California Court Reinforces Judicial Oversight in Derivative Litigation Settlements
July 24, 2025

In Norman v. Strateman, the California Court of Appeal ruled that a settlement resolving derivative claims among all shareholders of a closely held corporation was unenforceable because it lacked formal judicial approval.
Writing on Sheppard Mullin’s Corporate and Securities Law Blog, Joshua Hess says the decision affirms that procedural safeguards in derivative litigation must be followed regardless of whether all shareholders are involved in the case.
The ruling underscores the judiciary’s role in ensuring that corporate interests are properly protected, even in closely held companies.
The dispute arose from a failed cryptocurrency start-up jointly owned by three founders, who were also the only shareholders.
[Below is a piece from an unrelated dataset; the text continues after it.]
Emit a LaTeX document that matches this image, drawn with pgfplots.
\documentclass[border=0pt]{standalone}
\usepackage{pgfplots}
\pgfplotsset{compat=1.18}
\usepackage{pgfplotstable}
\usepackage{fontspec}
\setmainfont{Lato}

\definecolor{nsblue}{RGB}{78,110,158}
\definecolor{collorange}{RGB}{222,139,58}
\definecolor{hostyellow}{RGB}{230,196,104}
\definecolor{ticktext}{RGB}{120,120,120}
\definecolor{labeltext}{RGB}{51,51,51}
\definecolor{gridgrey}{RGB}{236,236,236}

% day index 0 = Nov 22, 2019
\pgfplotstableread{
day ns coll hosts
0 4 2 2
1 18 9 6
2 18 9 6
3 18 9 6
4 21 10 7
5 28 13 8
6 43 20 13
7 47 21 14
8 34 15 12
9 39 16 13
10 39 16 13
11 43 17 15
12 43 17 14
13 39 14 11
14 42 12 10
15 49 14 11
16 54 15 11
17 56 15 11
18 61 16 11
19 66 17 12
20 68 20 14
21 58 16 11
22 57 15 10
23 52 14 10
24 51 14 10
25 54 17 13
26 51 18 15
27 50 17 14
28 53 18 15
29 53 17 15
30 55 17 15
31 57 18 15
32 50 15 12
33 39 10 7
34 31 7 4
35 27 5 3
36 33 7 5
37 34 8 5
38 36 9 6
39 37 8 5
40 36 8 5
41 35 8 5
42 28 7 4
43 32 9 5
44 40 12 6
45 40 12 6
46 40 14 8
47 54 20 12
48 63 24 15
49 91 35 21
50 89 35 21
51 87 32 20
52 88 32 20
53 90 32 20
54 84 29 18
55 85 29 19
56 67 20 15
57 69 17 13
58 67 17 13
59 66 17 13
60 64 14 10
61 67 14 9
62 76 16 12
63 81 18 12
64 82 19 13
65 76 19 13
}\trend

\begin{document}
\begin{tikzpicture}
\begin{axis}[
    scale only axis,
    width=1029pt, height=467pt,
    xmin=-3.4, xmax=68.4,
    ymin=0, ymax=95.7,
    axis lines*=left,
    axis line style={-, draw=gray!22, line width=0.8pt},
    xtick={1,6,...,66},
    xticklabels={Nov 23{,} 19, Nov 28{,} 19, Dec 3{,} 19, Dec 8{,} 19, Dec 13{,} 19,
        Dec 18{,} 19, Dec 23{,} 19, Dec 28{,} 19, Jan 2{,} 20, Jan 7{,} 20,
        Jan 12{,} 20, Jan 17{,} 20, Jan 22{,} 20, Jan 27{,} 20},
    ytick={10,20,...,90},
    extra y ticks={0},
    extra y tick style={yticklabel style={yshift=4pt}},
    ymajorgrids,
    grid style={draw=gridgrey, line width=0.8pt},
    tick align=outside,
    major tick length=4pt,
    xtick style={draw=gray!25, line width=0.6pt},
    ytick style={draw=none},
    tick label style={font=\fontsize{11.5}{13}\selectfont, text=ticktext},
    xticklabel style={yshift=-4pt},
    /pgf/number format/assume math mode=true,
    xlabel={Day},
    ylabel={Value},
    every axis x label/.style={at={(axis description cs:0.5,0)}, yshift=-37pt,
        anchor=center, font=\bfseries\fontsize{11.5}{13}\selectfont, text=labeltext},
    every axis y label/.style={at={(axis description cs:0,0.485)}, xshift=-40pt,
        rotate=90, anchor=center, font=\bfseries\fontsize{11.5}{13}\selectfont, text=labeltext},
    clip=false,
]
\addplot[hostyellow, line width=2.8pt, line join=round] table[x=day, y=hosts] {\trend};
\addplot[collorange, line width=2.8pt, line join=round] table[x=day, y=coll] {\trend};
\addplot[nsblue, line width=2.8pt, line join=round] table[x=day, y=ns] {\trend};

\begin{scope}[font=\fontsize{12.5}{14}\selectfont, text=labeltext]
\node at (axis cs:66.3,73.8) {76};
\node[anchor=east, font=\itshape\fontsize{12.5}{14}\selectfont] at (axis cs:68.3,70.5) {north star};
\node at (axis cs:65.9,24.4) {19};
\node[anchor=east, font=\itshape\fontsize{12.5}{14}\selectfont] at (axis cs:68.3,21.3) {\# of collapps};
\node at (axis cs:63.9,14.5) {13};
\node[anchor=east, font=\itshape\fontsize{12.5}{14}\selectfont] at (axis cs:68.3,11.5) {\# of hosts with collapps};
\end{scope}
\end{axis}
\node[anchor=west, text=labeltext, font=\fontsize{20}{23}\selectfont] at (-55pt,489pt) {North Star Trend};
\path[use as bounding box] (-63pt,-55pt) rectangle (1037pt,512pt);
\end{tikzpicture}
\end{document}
Following the company’s collapse, the CEO filed derivative claims alleging that other founders improperly shut down the business and excluded him from operations.
One founder countersued, also derivatively, claiming the CEO misused company funds.
During the trial, the parties settled for court-supervised talks and entered their terms into the record. They asked that the court retain jurisdiction to resolve future disputes.
Almost a year later, the CEO moved to invalidate the settlement, arguing that it required court approval because the claims were derivative. The trial court rejected this argument, noting all shareholders had agreed to the terms.
However, the appellate court reversed, holding that because some claims belonged to the corporation, judicial oversight was necessary.
Citing precedent, the court analogized derivative settlement review to class action procedures, requiring the trial court to assess the fairness, adequacy, and representation of the settlement.
The author writes that Norman presents “a number of cautions to counsel and parties in intra-company disputes.” They need to consider whether intra-company claims are derivative or direct and proceed accordingly. In derivative claims, even in litigation involving closely held companies, judicial approval of settlements must be sought.
Additionally, the California Court of Appeal raises practical issues about whether a company is adequately represented in derivative litigation if it does not have separate counsel.